Roots with Wings, a Floyd County Place-Based Education Project:: Intergenerational Connections

Floyd Story Center

Since 1998, a community oral history collection partnership of the Old Church Gallery, Ltd., Radford University’s Center for Social and Cultural Research, Honors Program, Scholar-Citizen Initiative, Appalachian Regional and Rural Studies Center, and Floyd County High School. Our archives now hold over 100 interviews.

In our Roots with Wings project, college mentors, high school staff, and community volunteers meet weekly during the school year to teach the discipline of oral history collection to Floyd County High School students.

Students learn ethical, methodologically sound interview techniques, practice and complete several interviews, transcribe the audiotapes, create searchable content logs, archive interviewee resources and period photographs, learn the technology of audio and video recording, research historical backgrounds, acquire proficiency in iMovie and storytelling, and finally extract a theme from an hour long interview to create a seven minute movie production.

Friday, April 22, 2016

Theme Construction Time

Creating Short Film Stories 

April 21st the class divided into four movie groups, one for each of our interviewees.  With assistance from the Radford University mentors, the groups brainstormed story themes from the printed interview transcripts. 

There was no shortage of ideas, since our respondents each had many varied life experiences in music, farm, sales, business, sports, and education.  What to choose?

Our celebration is set for Thursday, May 26th, at the high school library, where we’ll have our movie premiers and see the results of the students' work.

                                                        Blogpost: Kathleen Ingoldsby

Wednesday, April 20, 2016

Almost Ready for Movie-making!

Content Logs create Keyword lists

It’s April 14th and we are on the tail-end of transcribing!  We're now peer-editing them for accuracy, and creating content logs—indexes of the important things that are said—so everything is well organized for the future. 
We will soon be editing our film footage into several small documentaries, and so are getting ready to plan what sort of stories we want to tell from each interview. 
Some students have begun composing themes and storyboards for their videos.  Next week we begin editing with iMovie!

Dr. Wagner explains how our videos can
  be created as both informative and entertaining-

Blogpost: Fiona Mahar-Milani 

Typing Transcriptions

Mid-way Through the Semester

April 7th, and we're making great strides in transcribing the audio files from our interviews. As we finish up the transcriptions we also peer-edit them--checking for accuracy, thoroughness, and proper spelling of place names. 

We're also in the process of creating content logs for our transcriptions—they are useful because they act as an index to our interview, highlighting important subjects discussed in the interview. This makes research and archiving in the future much easier, and makes the material more accessible and user-friendly. 

This coming week we will begin planning and creating our short documentaries using iMovie to edit our video footage. We want each documentary to have a theme and tell a short story. For many students this will be their first time working with iMovie, however, we are confident in their capabilities and creativeness and are really looking forward to seeing what ideas they come up with! 

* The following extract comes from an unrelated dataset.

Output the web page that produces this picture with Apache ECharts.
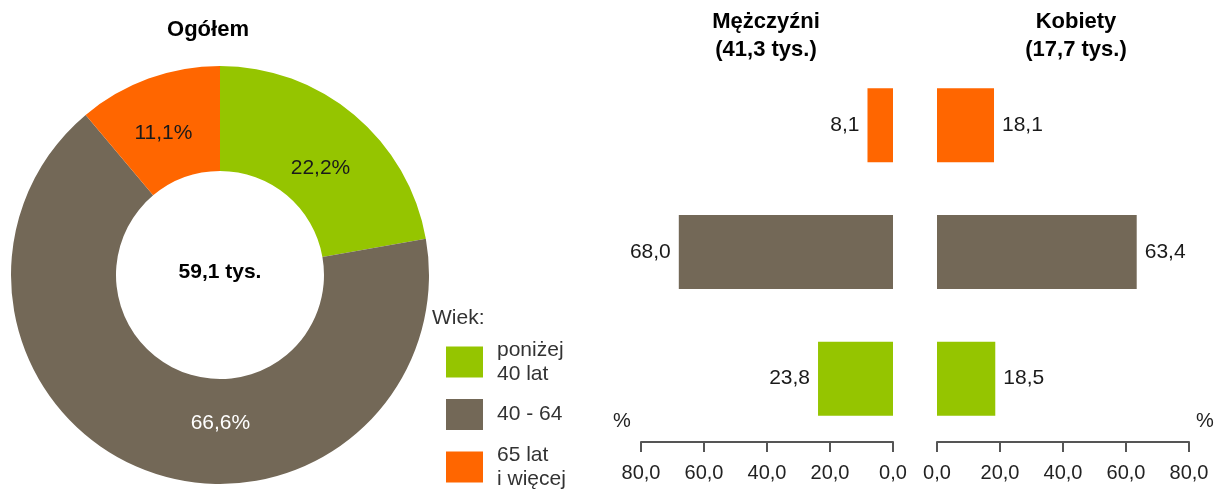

Blogpost:  Fiona Mahar-Milani 

Tuesday, April 5, 2016

Transcription Begins!

Listening & Typing the Audio Tracks 

Thursday, March 31st, our class meeting is all about transcribing!  We are listening to our interview’s audio track and then typing out what is said.  The program that we use for this is called Express Scribe, and after getting used to program, we upload our audio tracks, label them very specifically, and everyone becomes well on their way to transcribing interviews.  Each student is assigned, on average, 15 minutes of audio as not to feel overwhelmed and have the tracks evenly distributed.  By the end of the day, all the students had developed their own techniques for working with the program.

In the coming weeks we will introduce them to iMovie.  This begins the next process of editing our own short documentaries out of our interviews---letting creativity and informative story-telling take over on the video projects.